1、train.csv
这里采用的数据集来自于Kaggle | Allstate Claims Severity比赛,这里的训练集如下所示,有116个离散特征(cat1-cat116),14个连续特征(cont1 -cont14)
2、xgboost代码分析
import numpy as np
import pandas as pd
import xgboost as xgb
import operator
import matplotlib.pyplot as plt
# 创建 features 矩阵,用于绘制 features importance (对应的分数)
# 生成 i feat q 格式的数据(i++)
def ceate_feature_map(features):
outfile = open('xgb.fmap', 'w')
i = 0
for feat in features:
outfile.write('{0}\t{1}\tq\n'.format(i, feat))
i = i + 1
outfile.close()
if __name__ == '__main__':
train = pd.read_csv("../input/train.csv")
# 离散特征用字符串表示,先要对其进行数值化
# 其中train["cat1"] 为 index+values
# pd.factorize(train[column].values , sort=True):(array([0, 0, 0, ..., 0, 0, 1]), array(['A', 'B'], dtype=object))

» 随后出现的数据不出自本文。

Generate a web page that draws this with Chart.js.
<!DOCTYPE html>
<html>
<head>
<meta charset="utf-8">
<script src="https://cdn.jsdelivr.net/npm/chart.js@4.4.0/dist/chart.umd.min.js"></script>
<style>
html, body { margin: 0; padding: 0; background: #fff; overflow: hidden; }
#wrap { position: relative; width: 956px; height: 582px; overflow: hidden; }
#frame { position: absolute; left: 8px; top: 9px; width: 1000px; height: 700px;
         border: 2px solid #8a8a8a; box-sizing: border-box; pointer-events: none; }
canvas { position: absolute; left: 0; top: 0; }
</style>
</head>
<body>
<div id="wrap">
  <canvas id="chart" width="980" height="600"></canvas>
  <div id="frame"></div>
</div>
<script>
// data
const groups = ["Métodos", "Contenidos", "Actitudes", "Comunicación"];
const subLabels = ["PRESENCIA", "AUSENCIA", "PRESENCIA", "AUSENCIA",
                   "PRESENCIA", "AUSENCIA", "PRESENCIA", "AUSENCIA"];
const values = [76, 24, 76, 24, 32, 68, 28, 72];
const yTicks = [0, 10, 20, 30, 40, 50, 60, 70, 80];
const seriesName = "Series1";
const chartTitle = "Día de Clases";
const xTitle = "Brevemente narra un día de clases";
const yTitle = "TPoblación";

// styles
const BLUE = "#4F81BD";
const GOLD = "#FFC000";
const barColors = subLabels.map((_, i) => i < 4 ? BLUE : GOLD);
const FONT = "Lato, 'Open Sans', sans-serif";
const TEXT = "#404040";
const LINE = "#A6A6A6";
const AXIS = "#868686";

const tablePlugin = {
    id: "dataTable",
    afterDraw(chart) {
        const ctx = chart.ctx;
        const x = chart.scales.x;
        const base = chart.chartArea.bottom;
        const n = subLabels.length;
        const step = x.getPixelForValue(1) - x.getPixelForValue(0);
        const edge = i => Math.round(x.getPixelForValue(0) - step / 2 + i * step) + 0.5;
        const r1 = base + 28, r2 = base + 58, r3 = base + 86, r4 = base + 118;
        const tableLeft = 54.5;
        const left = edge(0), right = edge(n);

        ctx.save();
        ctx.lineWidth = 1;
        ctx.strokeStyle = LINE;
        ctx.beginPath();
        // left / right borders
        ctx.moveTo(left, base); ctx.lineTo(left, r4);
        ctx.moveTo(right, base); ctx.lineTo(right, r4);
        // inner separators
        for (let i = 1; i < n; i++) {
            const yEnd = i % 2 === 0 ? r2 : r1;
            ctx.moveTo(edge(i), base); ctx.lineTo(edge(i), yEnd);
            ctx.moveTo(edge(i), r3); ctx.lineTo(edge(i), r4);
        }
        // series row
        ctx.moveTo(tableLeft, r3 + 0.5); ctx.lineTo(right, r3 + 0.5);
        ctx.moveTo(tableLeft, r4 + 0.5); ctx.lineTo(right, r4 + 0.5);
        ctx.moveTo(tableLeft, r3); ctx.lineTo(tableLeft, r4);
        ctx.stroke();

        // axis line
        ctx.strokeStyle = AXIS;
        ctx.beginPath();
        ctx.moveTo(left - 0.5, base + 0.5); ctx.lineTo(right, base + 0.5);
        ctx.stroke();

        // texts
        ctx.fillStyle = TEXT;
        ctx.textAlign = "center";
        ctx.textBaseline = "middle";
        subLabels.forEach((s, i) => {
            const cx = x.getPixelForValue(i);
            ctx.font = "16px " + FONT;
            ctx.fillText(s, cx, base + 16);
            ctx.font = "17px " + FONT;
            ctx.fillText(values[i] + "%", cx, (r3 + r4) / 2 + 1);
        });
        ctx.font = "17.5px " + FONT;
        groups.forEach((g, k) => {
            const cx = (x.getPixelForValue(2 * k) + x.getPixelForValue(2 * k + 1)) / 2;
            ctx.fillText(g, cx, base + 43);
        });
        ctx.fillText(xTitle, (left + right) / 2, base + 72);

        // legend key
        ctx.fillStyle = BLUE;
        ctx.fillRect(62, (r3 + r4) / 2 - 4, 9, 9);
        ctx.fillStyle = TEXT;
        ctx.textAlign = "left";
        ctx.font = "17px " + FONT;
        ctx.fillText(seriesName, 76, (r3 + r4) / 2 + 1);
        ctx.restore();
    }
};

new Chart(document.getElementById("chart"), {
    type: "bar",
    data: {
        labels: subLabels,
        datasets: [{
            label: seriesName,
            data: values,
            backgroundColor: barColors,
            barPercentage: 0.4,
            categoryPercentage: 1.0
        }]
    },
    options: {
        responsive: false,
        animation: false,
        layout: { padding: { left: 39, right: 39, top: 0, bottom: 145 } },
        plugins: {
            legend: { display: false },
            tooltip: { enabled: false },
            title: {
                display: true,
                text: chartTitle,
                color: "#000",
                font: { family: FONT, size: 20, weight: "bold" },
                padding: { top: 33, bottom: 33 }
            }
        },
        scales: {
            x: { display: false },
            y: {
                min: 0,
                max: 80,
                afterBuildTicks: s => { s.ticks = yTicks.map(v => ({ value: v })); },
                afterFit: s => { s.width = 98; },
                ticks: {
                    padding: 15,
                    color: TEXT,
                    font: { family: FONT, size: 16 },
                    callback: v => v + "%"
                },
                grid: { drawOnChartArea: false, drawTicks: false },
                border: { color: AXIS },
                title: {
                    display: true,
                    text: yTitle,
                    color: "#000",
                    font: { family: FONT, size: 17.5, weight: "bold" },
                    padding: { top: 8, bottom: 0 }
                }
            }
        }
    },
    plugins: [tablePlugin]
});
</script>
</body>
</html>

cat_sel = [n for n in train.columns if n.startswith('cat')] #类别特征数值化
for column in cat_sel:
train[column] = pd.factorize(train[column].values , sort=True)[0] + 1
params = {
'min_child_weight': 100,
'eta': 0.02,
'colsample_bytree': 0.7,
'max_depth': 12,
'subsample': 0.7,
'alpha': 1,
'gamma': 1,
'silent': 1,
'verbose_eval': True,
'seed': 12
}
rounds = 10
# label y
y = train['loss']
# 去除不相关向量
X = train.drop(['loss', 'id'], 1)
xgtrain = xgb.DMatrix(X, label=y)
bst = xgb.train(params, xgtrain, num_boost_round=rounds)
# 类别特征数值化
# 过滤非需要的的target
features = [x for x in train.columns if x not in ['id','loss']]
ceate_feature_map(features)
importance = bst.get_fscore(fmap='xgb.fmap')
# 从dist 转为 list
importance = sorted(importance.items(), key=operator.itemgetter(1))
# 给一个list 转化为带有 columns的DataFrame
df = pd.DataFrame(importance, columns=['feature', 'fscore'])
# 比值化
df['fscore'] = df['fscore'] / df['fscore'].sum()
df.to_csv("./feat_importance.csv", index=False)
plt.figure()
df.plot(kind='barh', x='feature', y='fscore', legend=False, figsize=(6, 10))
plt.title('XGBoost Feature Importance')
plt.xlabel('relative importance')
plt.show()